Kawamoto issued a public apology on his Twitter account, saying: "I deeply apologize for all the pain, concerns, and fuss I have caused to everyone related to this incident. I created a work that was lacking in due consideration, and I am ashamed to have caused an incident like this. Going forward, my shame about my actions will encourage me to create better works. I am deeply sorry". Fuse, author of That Time I Got Reincarnated as a Slime, responded to the apology in a blog saying: "I have received an apology from the Dragon Age editorial department. For an author, the character's image is important, so I request that if you do a parody, you do not overdo it".
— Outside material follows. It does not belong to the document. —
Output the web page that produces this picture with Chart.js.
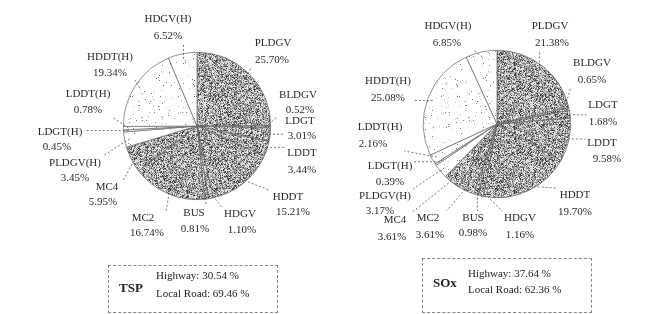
<!DOCTYPE html>
<html><head><meta charset="utf-8">
<script src="https://cdn.jsdelivr.net/npm/chart.js@4"></script>
<style>
html,body{margin:0;padding:0;background:#fff;width:653px;height:314px;overflow:hidden;font-family:"Liberation Serif",serif;color:#222}
.cv{position:absolute;top:0}
.box{position:absolute;border:1px dashed #888;box-sizing:border-box}
.box .t{position:absolute;font-weight:bold;font-size:13px}
.box .l{position:absolute;font-size:11px;white-space:nowrap}
</style></head><body>
<div class="cv" style="left:0;width:326px;height:314px"><canvas id="c1" width="326" height="314"></canvas></div>
<div class="cv" style="left:327px;width:326px;height:314px"><canvas id="c2" width="326" height="314"></canvas></div>
<div class="box" style="left:108px;top:265px;width:170px;height:48px">
  <div class="t" style="left:10px;top:14px">TSP</div>
  <div class="l" id="tspH" style="left:47px;top:3px"></div>
  <div class="l" id="tspL" style="left:47px;top:21px"></div>
</div>
<div class="box" style="left:422px;top:258px;width:170px;height:55px">
  <div class="t" style="left:10px;top:16px">SOx</div>
  <div class="l" id="soxH" style="left:45px;top:8px"></div>
  <div class="l" id="soxL" style="left:45px;top:24px"></div>
</div>
<script>
// ---- data ----
const categories = ["PLDGV","BLDGV","LDGT","LDDT","HDDT","HDGV","BUS","MC2","MC4","PLDGV(H)","LDGT(H)","LDDT(H)","HDDT(H)","HDGV(H)"];
const highwayFlags = [0,0,0,0,0,0,0,0,0,1,1,1,1,1];
const tspValues = [25.70,0.52,3.01,3.44,15.21,1.10,0.81,16.74,5.95,3.45,0.45,0.78,19.34,6.52];
const soxValues = [21.38,0.65,1.68,9.58,19.70,1.16,0.98,3.61,3.61,3.17,0.39,2.16,25.08,6.85];
const tspShares = {highway:30.54, local:69.46};
const soxShares = {highway:37.64, local:62.36};

// ---- label layout (page px): [nameX,nameY,valueX,valueY] ----
const tspLabelPos = [[273,43,272,60],[298,95,300,110],[300,121,302,136],[302,153,302,170],[288,197,293,212],[240,214,242,230],[194,213,195,229],[143,218,147,233],[107,187,103,202],[75,163,75,178],[60,132,57,147],[88,94,88,110],[110,57,110,73],[168,19,168,36]];
const soxLabelPos = [[550,26,552,43],[592,63,592,80],[603,105,603,122],[602,143,607,159],[575,195,575,212],[520,218,520,235],[473,218,473,233],[428,218,430,235],[395,220,392,237],[385,196,380,211],[390,166,390,182],[380,127,373,144],[388,81,388,98],[448,26,447,43]];

document.getElementById('tspH').textContent = 'Highway: ' + tspShares.highway.toFixed(2) + ' %';
document.getElementById('tspL').textContent = 'Local Road: ' + tspShares.local.toFixed(2) + ' %';
document.getElementById('soxH').textContent = 'Highway: ' + soxShares.highway.toFixed(2) + ' %';
document.getElementById('soxL').textContent = 'Local Road: ' + soxShares.local.toFixed(2) + ' %';

// ---- texture patterns (deterministic) ----
function makePattern(dark){
  const s=64, c=document.createElement('canvas'); c.width=s;c.height=s;
  const x=c.getContext('2d'); const img=x.createImageData(s,s);
  let seed = dark?12345:987;
  function rnd(){seed=(seed*1103515245+12345)&0x7fffffff;return seed/0x7fffffff;}
  for(let i=0;i<s*s;i++){
    let v;
    if(dark){const r=rnd(); v = r<0.14?60: r<0.4?125 : r<0.68?170 : 228;}
    else {const r=rnd(); v = r<0.012?120 : r<0.026?190 : 255;}
    img.data[i*4]=v;img.data[i*4+1]=v;img.data[i*4+2]=v;img.data[i*4+3]=255;
  }
  x.putImageData(img,0,0);
  return x.createPattern(c,'repeat');
}
const darkPat = makePattern(true), lightPat = makePattern(false);

const labelPlugin = {
  id:'outLabels',
  afterDraw(chart){
    const ctx=chart.ctx, meta=chart.getDatasetMeta(0);
    const pos=chart.options.plugins.outLabels.pos, off=chart.options.plugins.outLabels.offset;
    const vals=chart.data.datasets[0].data;
    ctx.save();
    ctx.font='11px "Liberation Serif", serif';
    ctx.textAlign='center'; ctx.textBaseline='middle';
    meta.data.forEach((arc,i)=>{
      const p=pos[i]; const nx=p[0]-off, ny=p[1], vx=p[2]-off, vy=p[3];
      const name=chart.data.labels[i], val=vals[i].toFixed(2)+'%';
      const w=Math.max(ctx.measureText(name).width, ctx.measureText(val).width);
      const bx0=Math.min(nx,vx)-w/2-2, bx1=Math.max(nx,vx)+w/2+2, by0=ny-7, by1=vy+7;
      const mid=(arc.startAngle+arc.endAngle)/2;
      const ax=arc.x+Math.cos(mid)*arc.outerRadius*0.93, ay=arc.y+Math.sin(mid)*arc.outerRadius*0.93;
      const ex=Math.min(Math.max(ax,bx0),bx1), ey=Math.min(Math.max(ay,by0),by1);
      ctx.strokeStyle='#555'; ctx.lineWidth=0.8; ctx.setLineDash([2,2]);
      ctx.beginPath(); ctx.moveTo(ax,ay); ctx.lineTo(ex,ey); ctx.stroke();
      ctx.setLineDash([]);
      ctx.fillStyle='#2a2a2a';
      ctx.fillText(name,nx,ny); ctx.fillText(val,vx,vy);
    });
    ctx.restore();
  }
};

function makeChart(id, values, pos, offset, padding){
  return new Chart(document.getElementById(id),{
    type:'pie',
    data:{labels:categories,datasets:[{data:values,
      backgroundColor:highwayFlags.map(h=>h?lightPat:darkPat),
      borderColor:'#666',borderWidth:0.7}]},
    options:{responsive:false,animation:false,
      layout:{padding:padding},
      plugins:{legend:{display:false},tooltip:{enabled:false},outLabels:{pos:pos,offset:offset}}},
    plugins:[labelPlugin]
  });
}
makeChart('c1', tspValues, tspLabelPos, 0, {left:123,right:55,top:52,bottom:114});
makeChart('c2', soxValues, soxLabelPos, 327, {left:96,right:82,top:50,bottom:116});
</script>
</body></html>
According to Michael Lacerna of Comic Book Resources (CBR), while there are isekai series which parody or subvert the genre, "Isekai Tenseisha Koroshi -Cheat Slayer- seems to have sparked discussions within the industry of what qualifies as a parody and what crosses the line into infringement or personal attacks". Timothy Donohoo, also writing for CBR, has argued that the series was meant to be an attack on the isekai genre, and while parodies are normally defended as fair use, Donohoo has suggested that due to many of the works still being made, the creators were more likely to notice anything suspect.
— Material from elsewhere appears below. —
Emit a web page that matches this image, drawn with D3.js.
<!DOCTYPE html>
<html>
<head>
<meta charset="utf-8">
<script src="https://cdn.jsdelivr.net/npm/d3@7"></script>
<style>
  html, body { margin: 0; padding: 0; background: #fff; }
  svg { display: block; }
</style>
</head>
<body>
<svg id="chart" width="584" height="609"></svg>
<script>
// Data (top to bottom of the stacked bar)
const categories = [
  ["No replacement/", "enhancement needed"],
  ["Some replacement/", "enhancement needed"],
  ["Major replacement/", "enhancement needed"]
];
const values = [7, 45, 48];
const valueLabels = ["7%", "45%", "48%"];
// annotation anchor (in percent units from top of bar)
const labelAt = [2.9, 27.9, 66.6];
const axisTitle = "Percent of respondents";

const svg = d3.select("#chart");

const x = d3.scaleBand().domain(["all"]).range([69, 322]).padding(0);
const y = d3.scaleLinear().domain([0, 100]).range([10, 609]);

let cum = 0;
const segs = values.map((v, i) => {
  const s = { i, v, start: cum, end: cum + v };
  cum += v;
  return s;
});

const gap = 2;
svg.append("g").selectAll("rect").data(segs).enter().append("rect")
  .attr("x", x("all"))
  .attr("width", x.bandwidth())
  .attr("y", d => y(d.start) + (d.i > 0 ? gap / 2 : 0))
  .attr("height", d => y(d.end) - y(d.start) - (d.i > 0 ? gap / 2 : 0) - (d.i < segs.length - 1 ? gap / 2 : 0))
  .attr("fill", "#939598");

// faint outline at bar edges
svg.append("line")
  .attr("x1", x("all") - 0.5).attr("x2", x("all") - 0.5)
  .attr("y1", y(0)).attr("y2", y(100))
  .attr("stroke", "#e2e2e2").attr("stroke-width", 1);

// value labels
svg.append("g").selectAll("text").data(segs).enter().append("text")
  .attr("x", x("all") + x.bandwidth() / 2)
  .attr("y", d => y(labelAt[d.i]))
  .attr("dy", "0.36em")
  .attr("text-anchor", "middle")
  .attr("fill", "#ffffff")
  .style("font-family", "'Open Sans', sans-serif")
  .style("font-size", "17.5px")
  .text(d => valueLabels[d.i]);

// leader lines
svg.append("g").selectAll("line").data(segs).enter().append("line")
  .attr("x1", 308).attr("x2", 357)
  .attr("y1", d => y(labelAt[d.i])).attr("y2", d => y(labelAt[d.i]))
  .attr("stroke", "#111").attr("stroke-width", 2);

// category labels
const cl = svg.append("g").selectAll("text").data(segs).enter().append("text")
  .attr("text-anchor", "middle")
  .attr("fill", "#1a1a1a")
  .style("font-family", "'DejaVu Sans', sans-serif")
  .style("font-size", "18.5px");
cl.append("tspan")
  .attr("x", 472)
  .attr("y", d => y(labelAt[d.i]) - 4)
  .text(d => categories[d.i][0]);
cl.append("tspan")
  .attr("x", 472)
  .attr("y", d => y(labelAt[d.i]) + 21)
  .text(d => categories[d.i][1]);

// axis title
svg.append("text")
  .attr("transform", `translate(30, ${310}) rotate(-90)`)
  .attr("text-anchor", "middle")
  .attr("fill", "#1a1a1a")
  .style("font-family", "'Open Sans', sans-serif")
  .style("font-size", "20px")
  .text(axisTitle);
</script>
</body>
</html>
Kara Dennison from Otaku USA suggested that controversy may have been avoided by rethinking the character parodies, using a more diverse range of crimes committed by the villains, and using the series to make a statement on the isekai genre in general.

On July 22, 2021, it was announced that Kawamoto would be working with Zuzu Kamiya to create another isekai series entitled Humanity's Existence Depends on Love Gambling with Another World's Princess, which debuted in Champion Red on August 19, 2021.